Steinberg GmbH
Steinberg faucets represent design-driven solutions with a clear architectural attitude. Precise details, high-quality materials, and balanced proportions define products that shape spaces with confidence.
Steinberg is a German brand dedicated to design-driven faucets and shower solutions with a strong architectural character. Rooted in precision engineering, the brand combines technical expertise with a clear, reduced design language that feels calm, intentional, and enduring.
High-quality materials, meticulous craftsmanship, and carefully considered proportions define every product. Surfaces, haptics, and functionality are treated as an integrated whole, resulting in faucets that not only perform reliably but also contribute to the spatial atmosphere. Steinberg designs are created to complement contemporary architecture and interior concepts rather than dominate them.
With a focus on longevity, material integrity, and visual clarity, Steinberg stands for products that remain relevant over time. The brand speaks to architects, designers, and planners who value consistency, restraint, and a refined approach to water in the built environment.
Metamorphosis unfolds through the dialogue of materials. Warm metal meets raw concrete, translucent acrylic encounters historic frescoes, sculptural fragments confront clear geometry. Contrasts remain intact — they are not resolved, but deliberately juxtaposed. From this tension, a new reading emerges: the faucet evolves from a functional element into a cultural object.

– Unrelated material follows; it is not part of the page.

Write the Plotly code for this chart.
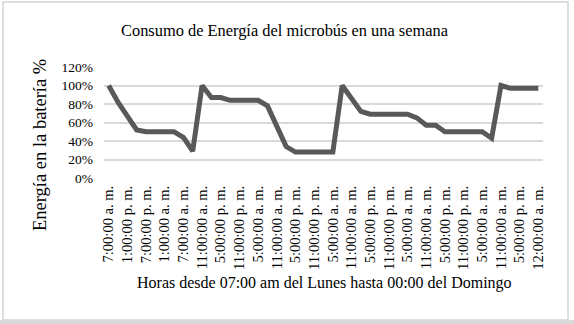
import plotly.graph_objects as go

# ---- data ----
categories = [
    "7:00:00 a. m.", "10:00:00 a. m.", "1:00:00 p. m.", "4:00:00 p. m.", "7:00:00 p. m.",
    "10:00:00 p. m.", "1:00:00 a. m.", "4:00:00 a. m.", "7:00:00 a. m.", "9:00:00 a. m.",
    "11:00:00 a. m.", "2:00:00 p. m.", "5:00:00 p. m.", "8:00:00 p. m.", "11:00:00 p. m.",
    "2:00:00 a. m.", "5:00:00 a. m.", "8:00:00 a. m.", "11:00:00 a. m.", "2:00:00 p. m.",
    "5:00:00 p. m.", "8:00:00 p. m.", "11:00:00 p. m.", "2:00:00 a. m.", "5:00:00 a. m.",
    "8:00:00 a. m.", "11:00:00 a. m.", "2:00:00 p. m.", "5:00:00 p. m.", "8:00:00 p. m.",
    "11:00:00 p. m.", "2:00:00 a. m.", "5:00:00 a. m.", "8:00:00 a. m.", "11:00:00 a. m.",
    "2:00:00 p. m.", "5:00:00 p. m.", "8:00:00 p. m.", "11:00:00 p. m.", "2:00:00 a. m.",
    "5:00:00 a. m.", "8:00:00 a. m.", "11:00:00 a. m.", "2:00:00 p. m.", "5:00:00 p. m.",
    "8:30:00 p. m.", "12:00:00 a. m.",
]
energia_pct = [
    100, 82, 67, 52, 50, 50, 50, 50, 44, 29,
    100, 87, 87, 84, 84, 84, 84, 78, 56, 34,
    28, 28, 28, 28, 28, 100, 86, 72, 69, 69,
    69, 69, 69, 65, 57, 57, 50, 50, 50, 50,
    50, 43, 100, 97, 97, 97, 97,
]
y_ticks = [0, 20, 40, 60, 80, 100, 120]
y_tick_labels = [f"{v}%" for v in y_ticks]

title_text = "Consumo de Energía del microbús en una semana"
x_title = "Horas desde 07:00 am del Lunes hasta 00:00 del Domingo"
y_title = "Energía en la batería %"

# ---- layout geometry (pixels) ----
W, H = 574, 324
L, R, T, B = 104, 31, 67, 146
pw, ph = W - L - R, H - T - B

def px(x):
    return (x - L) / pw

def py(y):
    return (H - B - y) / ph

FONT = "Liberation Serif, Times New Roman, serif"

xs = list(range(len(categories)))
fig = go.Figure()
fig.add_trace(go.Scatter(
    x=xs, y=[v / 100 for v in energia_pct], mode="lines",
    line=dict(color="#595959", width=5, shape="linear"),
    hoverinfo="skip", showlegend=False,
))

fig.update_layout(
    width=W, height=H,
    margin=dict(l=L, r=R, t=T, b=B, pad=0),
    paper_bgcolor="white", plot_bgcolor="white",
    font=dict(family=FONT, color="#000000"),
    xaxis=dict(
        range=[-0.5, len(categories) - 0.5],
        tickmode="array", tickvals=xs[::2], ticktext=categories[::2],
        tickangle=-90, tickfont=dict(size=14.5, family=FONT, color="#000"),
        showgrid=False, zeroline=False, showline=False, ticks="", ticklen=0,
        ticklabelstandoff=4,
    ),
    yaxis=dict(
        range=[0, 1.2],
        tickmode="array", tickvals=[v / 100 for v in y_ticks], ticktext=y_tick_labels,
        tickfont=dict(size=13.5, family=FONT, color="#000"),
        showgrid=True, gridcolor="#d9d9d9", gridwidth=1.5,
        zeroline=False, showline=False, ticks="", ticklabelstandoff=10,
    ),
    annotations=[
        dict(text=title_text, xref="paper", yref="paper", x=px(285), y=py(30),
             showarrow=False, xanchor="center", yanchor="middle",
             font=dict(size=16.4, family=FONT, color="#000")),
        dict(text=x_title, xref="paper", yref="paper", x=px(324), y=py(283),
             showarrow=False, xanchor="center", yanchor="middle",
             font=dict(size=16, family=FONT, color="#000")),
        dict(text=y_title, xref="paper", yref="paper", x=px(40), y=py(145),
             showarrow=False, xanchor="center", yanchor="middle", textangle=-90,
             font=dict(size=18.5, family=FONT, color="#000")),
    ],
    shapes=[
        dict(type="rect", xref="paper", yref="paper",
             x0=px(3), x1=px(568), y0=py(320), y1=py(2),
             line=dict(color="#d4d4d4", width=1.5), fillcolor="rgba(0,0,0,0)", layer="below"),
        dict(type="rect", xref="paper", yref="paper",
             x0=px(0), x1=px(574), y0=py(324), y1=py(320),
             line=dict(width=0), fillcolor="#d9d9d9", layer="below"),
    ],
)

fig.write_html("out.html")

The context itself transforms as well. Historical references do not serve as backdrop, but as resonance. Sculptures support, frame, and comment. Architecture becomes a stage. The present enters into dialogue with memory — not nostalgically, but with precision and confidence. Within this layered environment, the faucet asserts itself through clarity.
Metamorphosis is the conceptual core of the collaboration between Steinberg and Daniele Daminelli.
As part of the AD100, Daminelli represents a curatorial design approach. Historical fragments, art-related references, and precisely staged contrasts are not quoted, but transformed. Context becomes a design tool.
Within the staging created with Steinberg, the perception of the faucet shifts: precise proportion and technical clarity meet raw materials, ornamental depth, and architectural tension. Contrasts remain intentionally visible.
Metamorphosis here describes the transformation from a functional product to a cultural object.
The faucet is not placed — it is curated.